A Gynecologist Tweeted A Reminder Not To Put Garlic In Your Vagina To Treat A Yeast Infection
There are tons of different natural remedies for treating yeast infections out there, and some are more eyebrow-raising than others. On April 23, a gynecologist tweeted an ever-helpful reminder that you should not put garlic in your vagina to treat a yeast infection, according to Yahoo Style. Yes, this is a thing some people are doing to try to treat their yeast infections homeopathically, but it is not doctor-recommended. Although there is some science behind why people are doing this, says Yahoo Style, it doesn’t add up to an effective yeast infection treatment, and could actually do more harm than good.
Dr. Jennifer Gunter, gynecologist and author of forthcoming book The Vagina Bible, tweeted a now-viral thread explaining why inserting a garlic clove into your vagina isn’t an effective treatment for a yeast infection. She tells Bustle she was inspired to tweet about this issue because the myth is so pervasive.

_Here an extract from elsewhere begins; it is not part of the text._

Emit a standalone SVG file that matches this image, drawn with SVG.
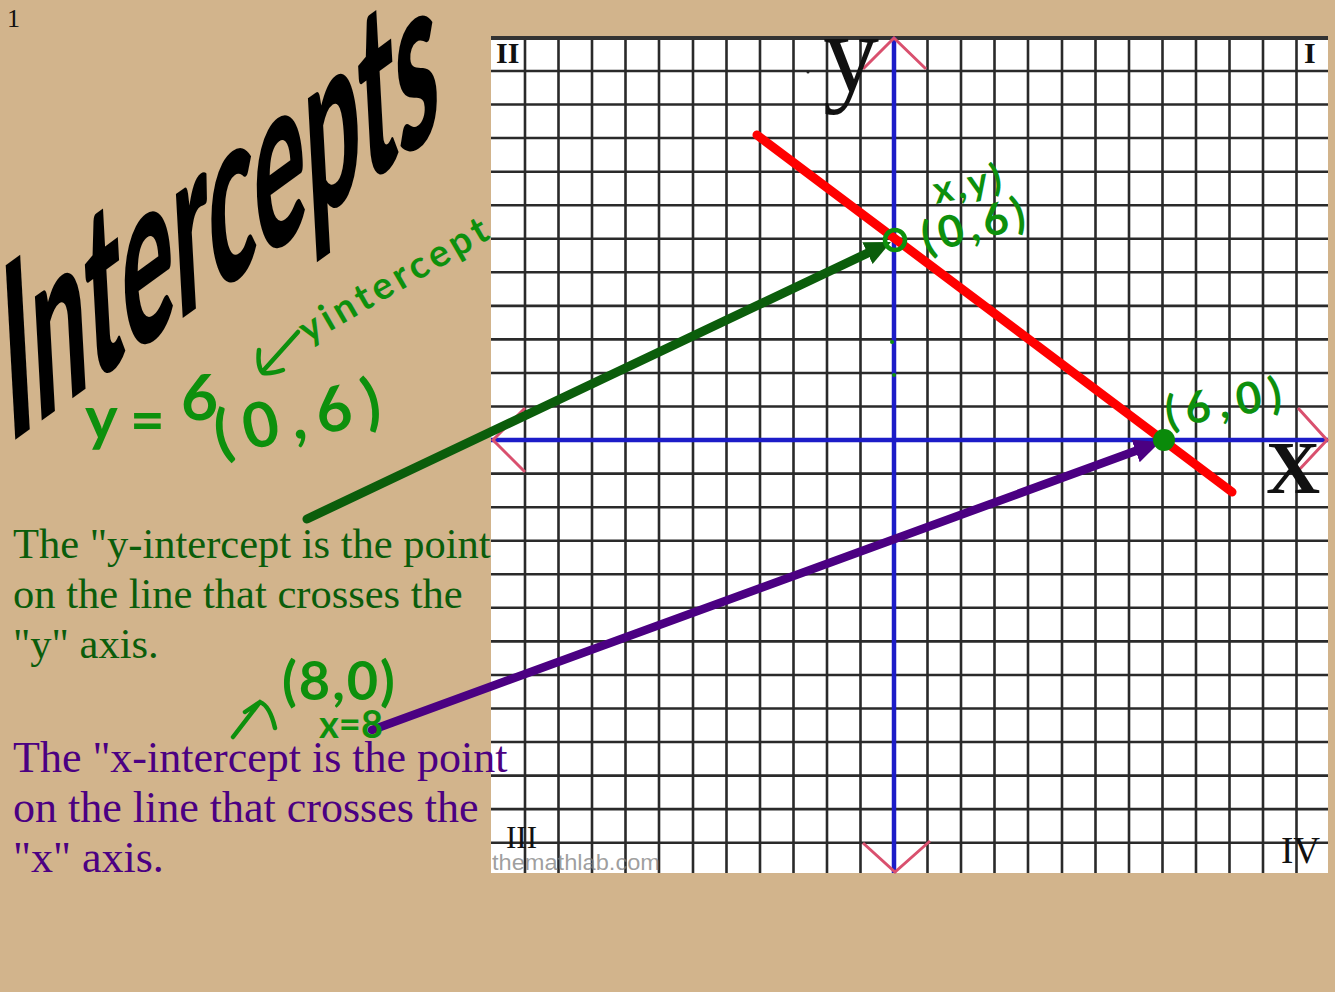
<svg xmlns="http://www.w3.org/2000/svg" width="1335" height="992" viewBox="0 0 1335 992">
<defs>
<style>
.grid{stroke:#2a2a2a;stroke-width:2.6;fill:none}
.axis{stroke:#1c1cc8;stroke-width:4.5;fill:none}
.pink{stroke:#d9506e;stroke-width:3;fill:none}
.quad{font-family:"Liberation Serif",serif;fill:#111}
.body{font-family:"Liberation Serif",serif}
.hand{font-family:Lato,"Open Sans",sans-serif;fill:#0d900d;font-weight:bold}
.handline{stroke:#0d900d;stroke-width:4.5;fill:none;stroke-linecap:round;stroke-linejoin:round}
</style>
<marker id="ahG" markerUnits="userSpaceOnUse" markerWidth="26" markerHeight="24" refX="10" refY="12" orient="auto"><path d="M0,0 L26,12 L0,24 Z" fill="#0b5d0b"/></marker>
<marker id="ahP" markerUnits="userSpaceOnUse" markerWidth="26" markerHeight="24" refX="10" refY="12" orient="auto"><path d="M0,0 L26,12 L0,24 Z" fill="#4b0082"/></marker>
</defs>
<rect x="0" y="0" width="1335" height="992" fill="#d2b48c"/>

<g id="graph">
<rect x="491" y="37" width="837" height="836" fill="#ffffff"/>
<path class="grid" d="M525 37V873M558.5 37V873M592 37V873M625.5 37V873M659 37V873M693 37V873M726.5 37V873M760 37V873M793.5 37V873M827 37V873M860.5 37V873M927.5 37V873M961 37V873M994.5 37V873M1028 37V873M1062 37V873M1095.5 37V873M1129 37V873M1162.5 37V873M1196 37V873M1229.5 37V873M1263 37V873M1296.5 37V873"/>
<path class="grid" d="M491 71H1328M491 104.5H1328M491 138H1328M491 171.7H1328M491 205.2H1328M491 238.8H1328M491 272.3H1328M491 305.9H1328M491 339.4H1328M491 373H1328M491 406.5H1328M491 473.6H1328M491 507.2H1328M491 540.7H1328M491 574.3H1328M491 607.8H1328M491 641.4H1328M491 675H1328M491 708.5H1328M491 742H1328M491 775.6H1328M491 809.1H1328M491 842.7H1328"/>
<path d="M491 38H1328" stroke="#333" stroke-width="4"/>
<path class="axis" d="M894 37V873M491 440H1328"/>
<path class="pink" d="M863 69L894 38L926 69M863 843L895 872L930 841M1298 408L1327 440L1298 471M525 408L493 440L525 472"/>
<circle cx="808" cy="72" r="1.5" fill="#222"/>
<text class="quad" x="496" y="63" font-size="30" font-weight="bold">II</text>
<text class="quad" x="1304" y="63" font-size="30" font-weight="bold">I</text>
<text class="quad" x="506" y="848" font-size="31">III</text>
<text class="quad" x="1281" y="863" font-size="37">IV</text>
<text class="quad" x="823" y="91" font-size="112">y</text>
<text class="quad" x="1266" y="493" font-size="75" font-weight="bold">X</text>
<text x="492" y="870" font-family="'Liberation Sans',Arial,sans-serif" font-size="22" textLength="168" lengthAdjust="spacingAndGlyphs" fill="#808080" fill-opacity="0.75">themathlab.com</text>
</g>

<g id="red-line">
<line x1="757" y1="135" x2="1232" y2="492" stroke="#ff0000" stroke-width="9" stroke-linecap="round"/>
</g>

<g id="connectors">
<line x1="307" y1="519" x2="876.5" y2="248.9" stroke="#0b5d0b" stroke-width="9" stroke-linecap="round" marker-end="url(#ahG)"/>
<line x1="372" y1="730" x2="1145" y2="447.5" stroke="#4b0082" stroke-width="8.5" stroke-linecap="round" marker-end="url(#ahP)"/>
</g>

<g id="points">
<circle cx="895" cy="240" r="10" fill="none" stroke="#0d900d" stroke-width="4.5"/>
<circle cx="1164" cy="440" r="11" fill="#0a8a0a"/>
<circle cx="892" cy="342" r="2" fill="#0d900d"/>
<circle cx="894" cy="375" r="2" fill="#0d900d"/>
</g>

<g id="title">
<text x="0" y="0" transform="translate(8,445) skewY(-36) skewX(3) scale(0.9,2.5)" font-family="Lato,Roboto,'Liberation Sans',sans-serif" font-weight="900" font-size="100" textLength="482" lengthAdjust="spacingAndGlyphs" fill="#000">Intercepts</text>
</g>
<text x="7" y="27" font-family="'Liberation Serif',serif" font-size="26" fill="#111">1</text>

<g id="y-intercept-text">
<text class="body" font-size="42.5" fill="#0b5d0b"><tspan x="13" y="558">The "y-intercept is the point</tspan><tspan x="13" y="608">on the line that crosses the</tspan><tspan x="13" y="658">"y" axis.</tspan></text>
</g>
<g id="x-intercept-text">
<text class="body" font-size="44" fill="#4b0082"><tspan x="13" y="772">The "x-intercept is the point</tspan><tspan x="13" y="822">on the line that crosses the</tspan><tspan x="13" y="872">"x" axis.</tspan></text>
</g>

<g id="annotations">
<path class="handline" d="M298 332L263 371M259 350Q257 367 263 373Q272 374 283 370"/>
<text class="hand" x="308" y="344" font-size="38" transform="rotate(-30 308 344)" textLength="212">yintercept</text>
<text class="hand" x="85" y="440" font-size="62">y</text>
<text class="hand" x="130" y="441" font-size="60">=</text>
<text class="hand" x="181" y="420" font-size="64">6</text>
<text class="hand" x="219" y="456" font-size="62" letter-spacing="12" transform="rotate(-12 219 456)">(0,6)</text>
<text class="hand" x="936" y="204" font-size="38" letter-spacing="4" transform="rotate(-12 936 204)">x,y)</text>
<text class="hand" x="926" y="254" font-size="44" letter-spacing="5" transform="rotate(-15 926 254)">(0,6)</text>
<text class="hand" x="1168" y="428" font-size="44" letter-spacing="8" transform="rotate(-10 1168 428)">(6,0)</text>
<text class="hand" x="282" y="700" font-size="54" letter-spacing="2">(8,0)</text>
<text class="hand" x="319" y="738" font-size="38">x=8</text>
<path class="handline" d="M233 737L260 702M245 712L260 702Q270 706 275 728"/>
</g>
</svg>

"This is how myths never die. [...] I’ve written about how garlic should not go in the vagina on my blog and for The New York Times in my column The Cycle, so I thought maybe I would tackle it on Twitter."
Her thread has all the data you need to reconsider this so-called treatment. “Garlic contains allicin, in the lab it may have antifungal (i.e. anti-yeast) properties. This is in a lab, not even in mice. Just a dish of cells. Your vagina is not a dish of cells,” Dr. Gunter said in one of her tweets. “[…] For allicin to be released, the garlic has to be cut or crushed. Garlic could have bacteria from the soil. Bacteria from the soil can be pathogenic — bad for the body. That's why we clean wounds. If you actually happen to have an inflamed yeasty vagina, that soil bacteria would be more likely to infect [it].”
Basically, Dr. Gunter is saying you’d have to crush up the garlic to release the allicin in it, but since the garlic isn’t sterile, it could cause an infection on top of the symptoms you’re already experiencing. And then you’d also have all this crushed up garlic in your vagina that you or your gyno would have to figure out how to flush out. Not really a recipe for a great home remedy.
Paul Nyirjesy, an obstetrician–gynecologist and director of the Drexel Vaginitis Center at Drexel University College of Medicine, told Scientific American that garlic does contain allicin, which is considered fungicidal in the lab, like Dr. Gunter said. “But you don't know how much garlic you need or how effective it is,” Dr. Nyirjesy told Scientific American. “If you put a clove of garlic in your vagina, does it really treat what's going on in the vagina, or is it just sitting there with all the active ingredients sitting in a clove of garlic?”
So why do so many people think garlic will help treat their yeast infections? Dr. Lauren Streicher, an obstetrician–gynecologist based in Chicago and author of Sex Rx: Hormones, Health, and Your Best Sex Ever, told Health that many people get frustrated when over-the-counter antifungal creams don’t relieve their symptoms, so they turn to home remedies. But many people think they have a yeast infection when they actually have bacterial vaginosis because the symptoms are so similar, Dr. Streicher told Health. A yeast infection causes a “thick, white, clumpy” discharge that usually doesn’t have a smell, according to Planned Parenthood, while bacterial vaginosis causes a thin discharge that has a strong fishy smell.
"If you self-treat for yeast on average you will be treating incorrectly 50-70% of the time," Dr. Gunter tells Bustle. "Doctors and other medical professionals are also not good at diagnosing yeast unless they follow specific protocols. It is such a complex issue!"
Both Dr. Nyrijesy and Dr. Streicher said it’s best not to put anything in your vagina that your doctor didn’t prescribe. “Any time you put something inside a body that’s never been studied, it could be harmful,” Dr. Streicher told Health. “There’s no way to know if it’s helpful, [and] there’s no way to know that it’s harmful, because it has never been studied.”
That means if you’re experiencing any below-the-belt symptoms that just won’t go away, the best thing to do is just talk to your doctor. Your symptoms might not be caused by what you think, so your doctor can help you figure out the best course of treatment.
Update: This piece was modified from its original version on April 24, 2019, to include comment from Dr. Gunter.